§ Given data
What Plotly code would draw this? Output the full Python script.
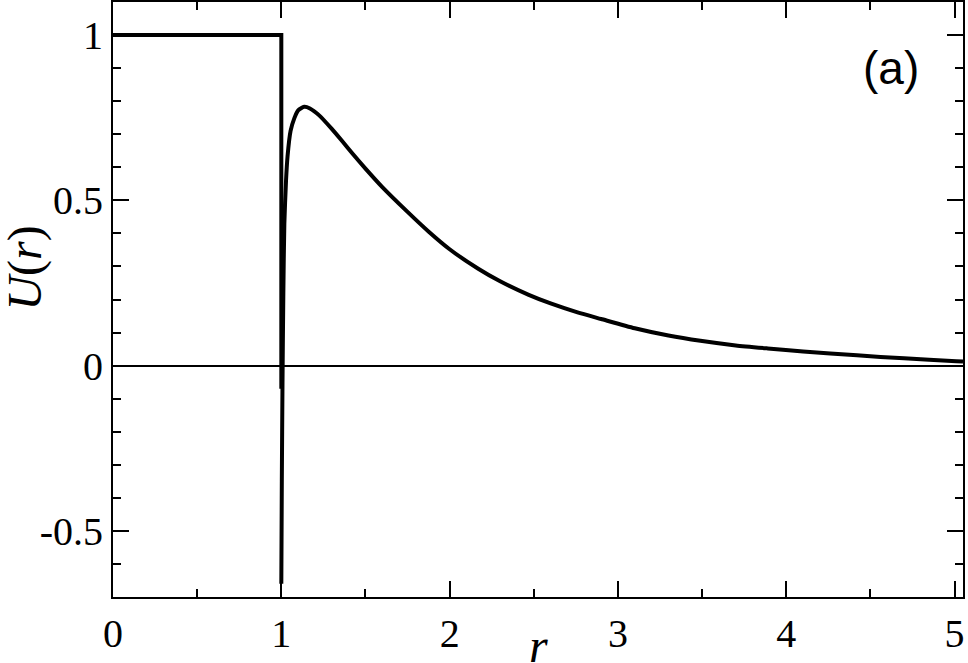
import plotly.graph_objects as go

# === Data ===
# flat core, U = 1 up to r = 1, then the drop at r = 1
core_r = [0.0, 1.0, 1.0]
core_u = [1.0, 1.0, -0.07]

# outer part of the potential, starting right at r = 1
pot_r = [1.0, 1.003, 1.007, 1.012, 1.018, 1.028, 1.037, 1.055, 1.077, 1.10,
         1.136, 1.17, 1.225, 1.3, 1.36, 1.42, 1.5, 1.6, 1.75, 1.876,
         2.0, 2.17, 2.3, 2.47, 2.6, 2.76, 2.9, 3.1, 3.3, 3.49,
         3.7, 3.89, 4.1, 4.42, 4.7, 5.01, 5.05]
pot_u = [-0.66, -0.35, -0.05, 0.22, 0.43, 0.56, 0.633, 0.71, 0.748, 0.772,
         0.783, 0.778, 0.757, 0.716, 0.680, 0.643, 0.596, 0.540, 0.465, 0.405,
         0.352, 0.293, 0.255, 0.214, 0.188, 0.161, 0.141, 0.113, 0.091, 0.075,
         0.061, 0.052, 0.043, 0.031, 0.022, 0.0135, 0.0125]

xticks = [0, 1, 2, 3, 4, 5]
yticks = [1, 0.5, 0, -0.5]
yticklabels = ["1", "0.5", "0", "-0.5"]

# === Figure ===
fig = go.Figure()

fig.add_trace(go.Scatter(
    x=core_r, y=core_u,
    mode="lines",
    line=dict(color="black", width=4),
    showlegend=False
))
fig.add_trace(go.Scatter(
    x=pot_r, y=pot_u,
    mode="lines",
    line=dict(color="black", width=4, shape="spline", smoothing=0.6),
    showlegend=False
))

# panel label
fig.add_annotation(
    x=0.915, y=0.889, xref="paper", yref="paper",
    xanchor="center", yanchor="middle",
    text="(a)", showarrow=False,
    font=dict(family="Liberation Sans", size=46, color="black")
)
# axis titles placed by hand (standoff is ignored without automargin)
fig.add_annotation(
    x=0.5, y=-0.082, xref="paper", yref="paper",
    xanchor="center", yanchor="middle",
    text="<i>r</i>", showarrow=False,
    font=dict(family="Liberation Serif", size=48, color="black")
)
fig.add_annotation(
    x=-0.104, y=0.553, xref="paper", yref="paper",
    xanchor="center", yanchor="middle", textangle=-90,
    text="<i>U</i>(<i>r</i>)", showarrow=False,
    font=dict(family="Liberation Serif", size=48, color="black")
)

# === Layout ===
fig.update_layout(
    width=968, height=663,
    margin=dict(l=113, r=5, t=2, b=66),
    paper_bgcolor="white",
    plot_bgcolor="white",
    font=dict(family="Liberation Serif", size=40, color="black"),
    showlegend=False
)

fig.update_xaxes(
    range=[0, 5.05],
    automargin=False,
    tickvals=xticks,
    ticks="inside", ticklen=16, tickwidth=2, tickcolor="black",
    minor=dict(dtick=0.5, ticks="inside", ticklen=8, tickwidth=2, tickcolor="black"),
    showline=True, linecolor="black", linewidth=2, mirror="ticks",
    showgrid=False, zeroline=False,
    tickfont=dict(size=40)
)

fig.update_yaxes(
    range=[-0.7, 1.1],
    automargin=False,
    tickvals=yticks, ticktext=yticklabels,
    ticks="inside", ticklen=16, tickwidth=2, tickcolor="black",
    minor=dict(dtick=0.1, ticks="inside", ticklen=8, tickwidth=2, tickcolor="black"),
    showline=True, linecolor="black", linewidth=2, mirror="ticks",
    showgrid=False,
    zeroline=True, zerolinecolor="black", zerolinewidth=1.5,
    tickfont=dict(size=40)
)

# page body has a default 8px margin; drop it so the figure sits at the corner
fig.write_html("out.html", config={"displayModeBar": False},
               post_script="document.body.style.margin='0';")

§ Exercise goal
Print the whole listing above once more, word for word, without its pictures.

§ Solution to the exercise
What Plotly code would draw this? Output the full Python script.
import plotly.graph_objects as go

# === Data ===
# flat core, U = 1 up to r = 1, then the drop at r = 1
core_r = [0.0, 1.0, 1.0]
core_u = [1.0, 1.0, -0.07]

# outer part of the potential, starting right at r = 1
pot_r = [1.0, 1.003, 1.007, 1.012, 1.018, 1.028, 1.037, 1.055, 1.077, 1.10,
         1.136, 1.17, 1.225, 1.3, 1.36, 1.42, 1.5, 1.6, 1.75, 1.876,
         2.0, 2.17, 2.3, 2.47, 2.6, 2.76, 2.9, 3.1, 3.3, 3.49,
         3.7, 3.89, 4.1, 4.42, 4.7, 5.01, 5.05]
pot_u = [-0.66, -0.35, -0.05, 0.22, 0.43, 0.56, 0.633, 0.71, 0.748, 0.772,
         0.783, 0.778, 0.757, 0.716, 0.680, 0.643, 0.596, 0.540, 0.465, 0.405,
         0.352, 0.293, 0.255, 0.214, 0.188, 0.161, 0.141, 0.113, 0.091, 0.075,
         0.061, 0.052, 0.043, 0.031, 0.022, 0.0135, 0.0125]

xticks = [0, 1, 2, 3, 4, 5]
yticks = [1, 0.5, 0, -0.5]
yticklabels = ["1", "0.5", "0", "-0.5"]

# === Figure ===
fig = go.Figure()

fig.add_trace(go.Scatter(
    x=core_r, y=core_u,
    mode="lines",
    line=dict(color="black", width=4),
    showlegend=False
))
fig.add_trace(go.Scatter(
    x=pot_r, y=pot_u,
    mode="lines",
    line=dict(color="black", width=4, shape="spline", smoothing=0.6),
    showlegend=False
))

# panel label
fig.add_annotation(
    x=0.915, y=0.889, xref="paper", yref="paper",
    xanchor="center", yanchor="middle",
    text="(a)", showarrow=False,
    font=dict(family="Liberation Sans", size=46, color="black")
)
# axis titles placed by hand (standoff is ignored without automargin)
fig.add_annotation(
    x=0.5, y=-0.082, xref="paper", yref="paper",
    xanchor="center", yanchor="middle",
    text="<i>r</i>", showarrow=False,
    font=dict(family="Liberation Serif", size=48, color="black")
)
fig.add_annotation(
    x=-0.104, y=0.553, xref="paper", yref="paper",
    xanchor="center", yanchor="middle", textangle=-90,
    text="<i>U</i>(<i>r</i>)", showarrow=False,
    font=dict(family="Liberation Serif", size=48, color="black")
)

# === Layout ===
fig.update_layout(
    width=968, height=663,
    margin=dict(l=113, r=5, t=2, b=66),
    paper_bgcolor="white",
    plot_bgcolor="white",
    font=dict(family="Liberation Serif", size=40, color="black"),
    showlegend=False
)

fig.update_xaxes(
    range=[0, 5.05],
    automargin=False,
    tickvals=xticks,
    ticks="inside", ticklen=16, tickwidth=2, tickcolor="black",
    minor=dict(dtick=0.5, ticks="inside", ticklen=8, tickwidth=2, tickcolor="black"),
    showline=True, linecolor="black", linewidth=2, mirror="ticks",
    showgrid=False, zeroline=False,
    tickfont=dict(size=40)
)

fig.update_yaxes(
    range=[-0.7, 1.1],
    automargin=False,
    tickvals=yticks, ticktext=yticklabels,
    ticks="inside", ticklen=16, tickwidth=2, tickcolor="black",
    minor=dict(dtick=0.1, ticks="inside", ticklen=8, tickwidth=2, tickcolor="black"),
    showline=True, linecolor="black", linewidth=2, mirror="ticks",
    showgrid=False,
    zeroline=True, zerolinecolor="black", zerolinewidth=1.5,
    tickfont=dict(size=40)
)

# page body has a default 8px margin; drop it so the figure sits at the corner
fig.write_html("out.html", config={"displayModeBar": False},
               post_script="document.body.style.margin='0';")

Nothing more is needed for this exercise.